Bu da ancak ilkeler düzeyinde işbirliğiyle mümkündür.

Tekrar edelim!

'Güçlendirilmiş Parlamenter sisteme' Sadece Cumhurbaşkanını değiştirmekle geçemeyiz.

Böyle yapılırsa 'Tek adam' sisteminin mevcut aktörü değiştirilmiş, yerine başka bir 'Tek adam' getirilmiş olur. gerekiyor

Oysa ülkenin; selamete, huzura, refaha, adalete erişmesi için 'Tek adamı' doğuran sistemi değiştirmek .

Cumhurbaşkanı ismi etrafında oluşacak arayışla;ikna edilemeyen, iktidardan kopmuş, kutuplaşmadan rahatsız seçmenin oyunu almak çok zordur.

Bize göre sistem ve 'Tek adam' rejiminin ürettiği otoriterlikten rahatsız olan muhalif partiler ve kesimler, birlikteliği, kişiler, ittifaklar üzerinden değil, ilkeler üzerinden aramalı, sandıkta birleşme çabasından vazgeçmelidir.
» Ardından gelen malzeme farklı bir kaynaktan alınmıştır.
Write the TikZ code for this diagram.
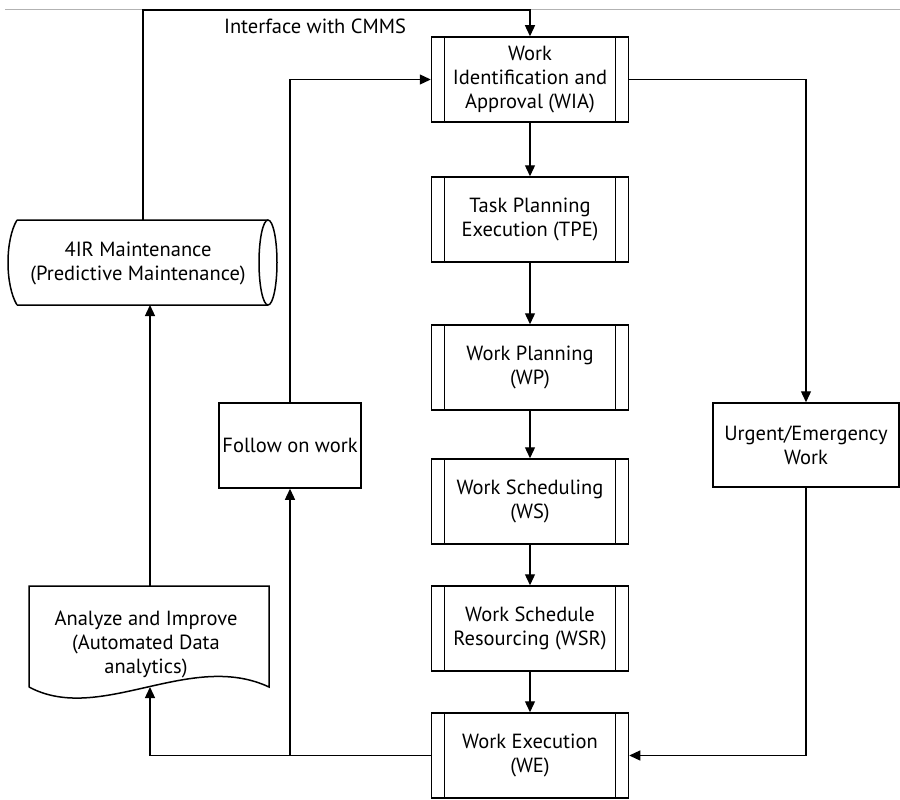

İktidardan kaçan seçmenler için gönül rahatlığıyla oy vereceği seçeneklerin önü kesinlikle kapanmamalı..

Parlamentonun sağlıklı şekillenmesi için bu bir zorunluluk.

Cumhurbaşkanı seçimi ise, ikinci turda zaten muhalifleri birleştirmeyi mümkün kılıyor.

Mevcudun karşısında kalan adayın, ikinci turda desteklenmesi için alınacak karar ve verilecek söz yeterlidir.

Bu yöntem, seçmen iradesine saygıyı da içerir.

Bırakalım mevcudun karşısında kimin ortak aday olarak kalacağını seçmen karar versin.